教条如今同样适用。“你可以让你老婆留在家里,是因为你很有钱。”朱莉娅觉得,中上阶层的人或会重新接受这种想法和选择,“因为这就像是一种阶级区别”。而更多的人都被时代和国家裹挟,陷入泥沼,待不下去的人能做的只有穷尽办法离开——像是乌克兰。

朱莉娅说,在众多个跨国婚姻的目的地当中,乌克兰一直都是最热门的国家。乌克兰在1991年独立以后,因为经济崩溃,经历了十年的GDP下降,每个人都迫切想要逃离,跨国婚姻产业就在那时发展起来。一直到2010年经济增长以后,越来越少的女性才会想要离开。

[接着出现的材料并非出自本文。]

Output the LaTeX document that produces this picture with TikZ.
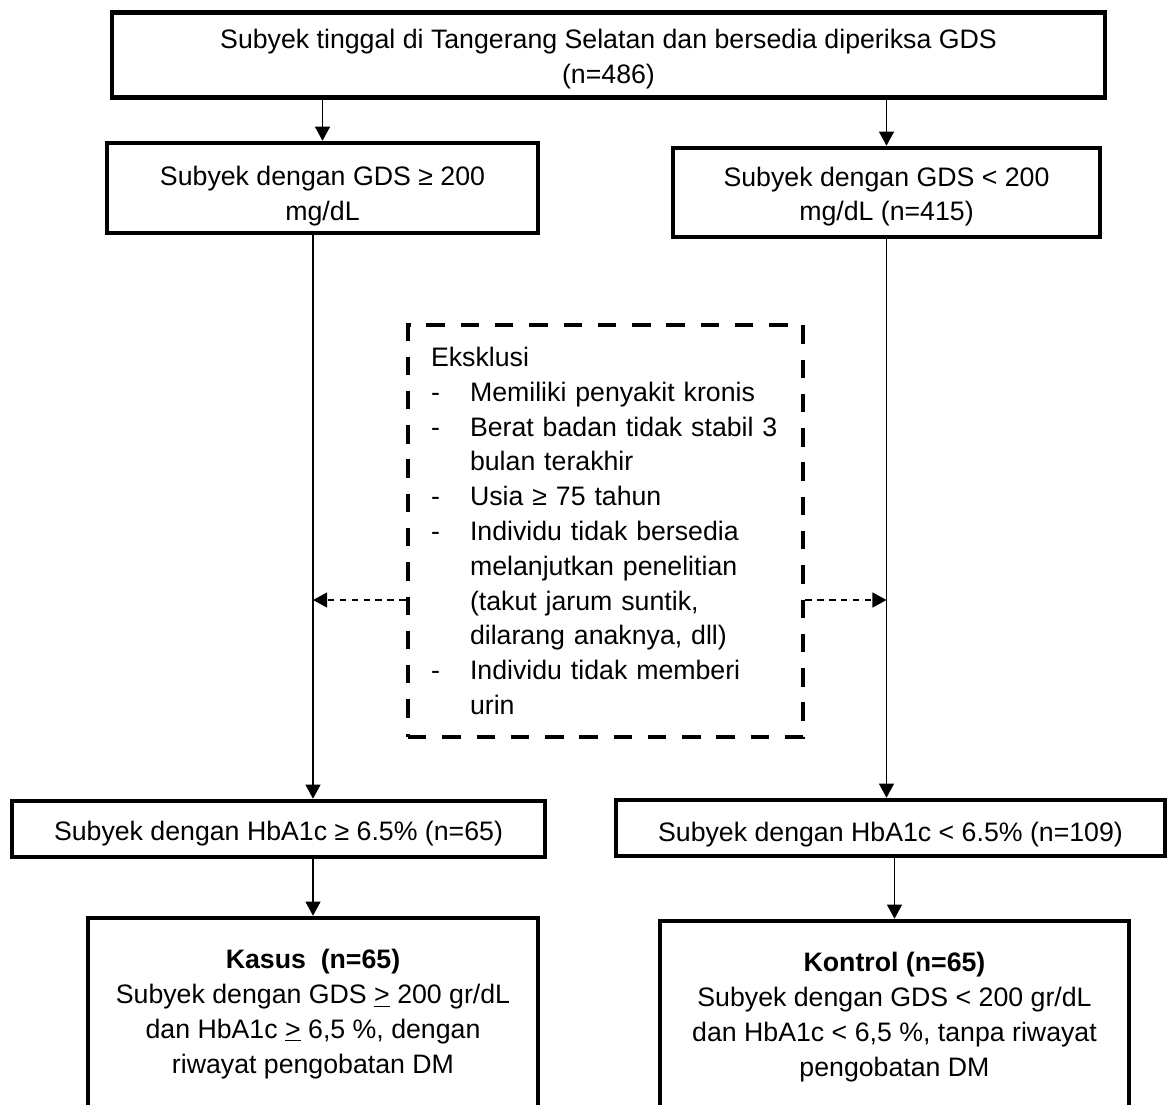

可是,寻伴侣的男人们仍然不断地来,因为他们迷恋乌克兰、俄罗斯这种的“理想白人女性”:她们高学历,金发蓝眼但有异国情调——但对很少出远门的美国人来说又不会太过火。



现在俄乌战争爆发,她认为在接下来的几年里,应该会有很多女性对跨国婚姻感到兴趣。“这就是我们的社会运作的方式,你知道,当人们越没有安全感,她们就越愿意移民,越愿意嫁给外国人。”